Across its 16 tracks, ZelooperZ jumps between moods and textures, sometimes mid-song, sometimes mid-bar. Tracks like “Mona Lisa Left Eye” and “Hypnagogia” feel almost cinematic, while “Push Me Around” (featuring comedian-rapper Zack Fox) brings chaotic energy that borders on punk rap.

Then there’s “NDA” with Paris Texas, which sounds like two artists daring each other to see who can be weirder on the beat.

The production — largely handled by Dilip — bounces between drumless soul loops, warped synths, trap rhythms, and cloudy atmospheres, giving ZelooperZ plenty of space to shape-shift vocally.

The result feels messy in the most intentional way.

Like Salvador Dalí if he had a drum machine.

Sobriety, Growth, and the Weird Side of Healing

One of the quieter themes on Dali Ain’t Dead is growth.

ZelooperZ has spoken openly about personal struggles and the process of getting sober, and parts of the album reflect that new clarity — even when the music itself sounds chaotic.

Songs like “1st Instrument” and “Shrooms” hint at the strange emotional terrain of reinvention: reflecting on past habits, confronting old demons, and figuring out what creativity looks like when your mind changes.

But ZelooperZ never turns introspection into something overly polished or sentimental.

Instead, he lets the weirdness remain.

Because healing, like art, is rarely neat.

A Discography That Feels Like an Art Archive

If you dive deeper into his catalog, you’ll realize ZelooperZ has been building this world for years.
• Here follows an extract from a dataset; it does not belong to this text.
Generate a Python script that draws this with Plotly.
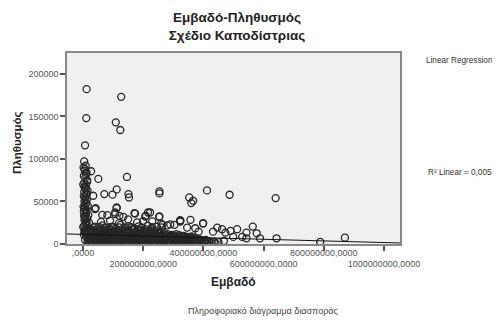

Albums like Van Gogh’s Left Ear, Gremlin, and Microphone Fiend show how comfortable he is playing with structure and tone — sometimes releasing multiple projects in a single year just to chase a creative idea.

That kind of output would feel exhausting for most artists. With ZelooperZ, it feels like documentation.

Each project is a snapshot of where his brain was at that moment. And fans love him for it.

Why ZelooperZ Matters Right Now

In a streaming economy where so much music feels engineered for algorithms, ZelooperZ feels refreshingly unpredictable.

He’s not chasing TikTok sounds.
He’s not smoothing his style for radio.
He cares little about rap’s trend cycles.

Instead, he’s doing something rarer: building an artistic universe.

That universe includes painting, surreal imagery, experimental beats, and lyrics that feel half-journal entry, half-abstract sculpture. And slowly but surely, more listeners are catching up.

Dali Ain’t Dead might be the project that pushes him further into the spotlight, but even if it doesn’t, ZelooperZ seems perfectly content operating in the creative twilight between underground cult hero and avant-garde hip-hop visionary.

ZelooperZ isn’t for everyone. And that’s exactly the point.

His music rewards curiosity. It rewards listeners who are comfortable with chaos, humor, emotion, and abstraction existing in the same song. But if you give him time — really sit with the music — something interesting happens.

The weirdness starts to make sense. The structure reveals itself. The emotion hits harder. Suddenly, you realize you’re not just listening to rap. You’re listening to hip-hop in art school. ZelooperZ isn’t just pushing boundaries—he’s rewriting the curriculum.